#### [PROBLEM TO SOLVE]
Pull out the lines running from the one with "Give me the matplotlib source for this chart." to the one with "fig = plt.figure(figsize=(W/100, H/100), dpi=100)", inclusive, word for word. Drop any picture.

#### [SOURCE RECORDS]
# # # # #
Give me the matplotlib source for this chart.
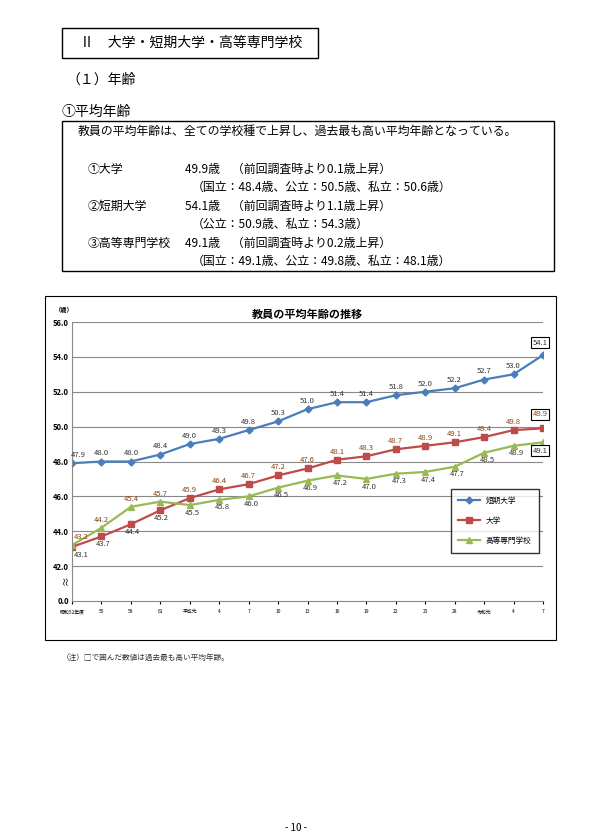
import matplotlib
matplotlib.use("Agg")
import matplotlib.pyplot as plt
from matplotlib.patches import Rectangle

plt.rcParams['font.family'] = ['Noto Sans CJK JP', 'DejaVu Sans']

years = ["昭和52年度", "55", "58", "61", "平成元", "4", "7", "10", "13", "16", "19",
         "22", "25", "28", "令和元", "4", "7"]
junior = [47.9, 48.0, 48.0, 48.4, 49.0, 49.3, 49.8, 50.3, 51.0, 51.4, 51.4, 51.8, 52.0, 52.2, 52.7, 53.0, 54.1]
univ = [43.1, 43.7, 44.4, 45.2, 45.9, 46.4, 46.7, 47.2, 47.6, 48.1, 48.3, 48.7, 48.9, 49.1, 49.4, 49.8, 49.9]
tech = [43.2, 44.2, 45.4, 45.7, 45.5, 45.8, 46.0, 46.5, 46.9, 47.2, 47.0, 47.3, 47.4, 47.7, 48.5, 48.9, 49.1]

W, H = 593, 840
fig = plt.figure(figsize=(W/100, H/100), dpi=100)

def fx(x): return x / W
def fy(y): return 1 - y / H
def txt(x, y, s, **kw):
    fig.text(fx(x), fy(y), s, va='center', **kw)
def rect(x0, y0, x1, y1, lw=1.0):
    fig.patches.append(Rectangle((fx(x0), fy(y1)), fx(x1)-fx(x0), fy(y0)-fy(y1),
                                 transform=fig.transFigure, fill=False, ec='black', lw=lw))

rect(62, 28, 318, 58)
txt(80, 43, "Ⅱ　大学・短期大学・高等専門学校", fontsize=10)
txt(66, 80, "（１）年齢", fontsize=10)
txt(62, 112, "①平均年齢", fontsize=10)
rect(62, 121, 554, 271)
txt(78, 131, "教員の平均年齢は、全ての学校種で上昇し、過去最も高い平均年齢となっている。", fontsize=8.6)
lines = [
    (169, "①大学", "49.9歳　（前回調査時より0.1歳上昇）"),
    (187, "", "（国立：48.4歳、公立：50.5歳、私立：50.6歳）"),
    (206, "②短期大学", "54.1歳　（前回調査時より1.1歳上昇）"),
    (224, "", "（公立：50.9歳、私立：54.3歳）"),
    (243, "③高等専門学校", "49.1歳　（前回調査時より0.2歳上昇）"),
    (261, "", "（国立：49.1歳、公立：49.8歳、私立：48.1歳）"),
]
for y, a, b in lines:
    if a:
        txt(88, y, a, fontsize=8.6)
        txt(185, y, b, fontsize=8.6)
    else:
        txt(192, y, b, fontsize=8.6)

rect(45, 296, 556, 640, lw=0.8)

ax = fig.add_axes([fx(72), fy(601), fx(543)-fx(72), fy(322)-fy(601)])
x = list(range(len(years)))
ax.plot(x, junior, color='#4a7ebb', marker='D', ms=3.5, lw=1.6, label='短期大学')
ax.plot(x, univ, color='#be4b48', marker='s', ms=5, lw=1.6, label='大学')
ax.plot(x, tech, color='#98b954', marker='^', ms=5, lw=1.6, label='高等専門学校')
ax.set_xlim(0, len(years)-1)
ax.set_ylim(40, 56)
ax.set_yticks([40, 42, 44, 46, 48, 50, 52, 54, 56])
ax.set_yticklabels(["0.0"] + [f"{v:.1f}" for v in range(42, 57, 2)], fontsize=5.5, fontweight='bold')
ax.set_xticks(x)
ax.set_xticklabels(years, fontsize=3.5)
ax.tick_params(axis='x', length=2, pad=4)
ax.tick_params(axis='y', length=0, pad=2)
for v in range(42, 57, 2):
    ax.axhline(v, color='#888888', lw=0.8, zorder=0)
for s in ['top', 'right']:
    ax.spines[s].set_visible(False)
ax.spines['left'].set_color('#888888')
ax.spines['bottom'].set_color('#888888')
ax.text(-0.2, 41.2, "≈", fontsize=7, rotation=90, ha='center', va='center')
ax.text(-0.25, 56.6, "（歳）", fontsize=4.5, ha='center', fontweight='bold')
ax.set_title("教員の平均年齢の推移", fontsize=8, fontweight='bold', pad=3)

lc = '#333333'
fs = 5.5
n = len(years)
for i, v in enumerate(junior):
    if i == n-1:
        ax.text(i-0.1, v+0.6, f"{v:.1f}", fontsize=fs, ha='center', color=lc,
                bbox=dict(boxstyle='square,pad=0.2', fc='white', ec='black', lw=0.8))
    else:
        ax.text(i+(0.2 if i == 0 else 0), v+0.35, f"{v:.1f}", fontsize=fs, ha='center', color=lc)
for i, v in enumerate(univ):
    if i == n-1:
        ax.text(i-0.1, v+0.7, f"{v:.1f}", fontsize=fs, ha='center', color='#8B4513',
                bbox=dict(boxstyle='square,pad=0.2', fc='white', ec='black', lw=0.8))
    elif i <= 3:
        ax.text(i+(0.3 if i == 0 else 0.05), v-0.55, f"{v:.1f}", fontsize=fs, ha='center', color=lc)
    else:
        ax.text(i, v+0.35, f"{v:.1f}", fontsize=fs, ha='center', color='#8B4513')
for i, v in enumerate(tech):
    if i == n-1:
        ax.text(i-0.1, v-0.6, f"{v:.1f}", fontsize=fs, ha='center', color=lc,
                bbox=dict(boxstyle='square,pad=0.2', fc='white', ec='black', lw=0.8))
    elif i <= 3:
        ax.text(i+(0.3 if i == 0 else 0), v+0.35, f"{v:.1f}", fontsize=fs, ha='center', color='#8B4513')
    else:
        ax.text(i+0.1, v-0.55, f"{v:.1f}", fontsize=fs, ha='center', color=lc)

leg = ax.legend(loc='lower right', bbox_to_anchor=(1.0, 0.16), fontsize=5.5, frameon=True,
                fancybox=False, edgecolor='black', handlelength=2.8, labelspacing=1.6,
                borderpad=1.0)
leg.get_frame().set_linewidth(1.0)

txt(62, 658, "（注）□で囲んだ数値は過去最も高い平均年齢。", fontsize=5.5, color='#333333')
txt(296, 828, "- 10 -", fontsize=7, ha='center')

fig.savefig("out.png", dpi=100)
# # # # #
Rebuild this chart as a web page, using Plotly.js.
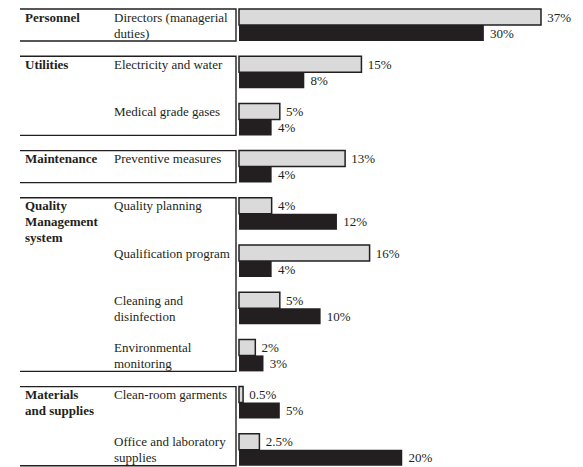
# # # # #
#### [THE SOLUTION]
Give me the matplotlib source for this chart.
import matplotlib
matplotlib.use("Agg")
import matplotlib.pyplot as plt
from matplotlib.patches import Rectangle

plt.rcParams['font.family'] = ['Noto Sans CJK JP', 'DejaVu Sans']

years = ["昭和52年度", "55", "58", "61", "平成元", "4", "7", "10", "13", "16", "19",
         "22", "25", "28", "令和元", "4", "7"]
junior = [47.9, 48.0, 48.0, 48.4, 49.0, 49.3, 49.8, 50.3, 51.0, 51.4, 51.4, 51.8, 52.0, 52.2, 52.7, 53.0, 54.1]
univ = [43.1, 43.7, 44.4, 45.2, 45.9, 46.4, 46.7, 47.2, 47.6, 48.1, 48.3, 48.7, 48.9, 49.1, 49.4, 49.8, 49.9]
tech = [43.2, 44.2, 45.4, 45.7, 45.5, 45.8, 46.0, 46.5, 46.9, 47.2, 47.0, 47.3, 47.4, 47.7, 48.5, 48.9, 49.1]

W, H = 593, 840
fig = plt.figure(figsize=(W/100, H/100), dpi=100)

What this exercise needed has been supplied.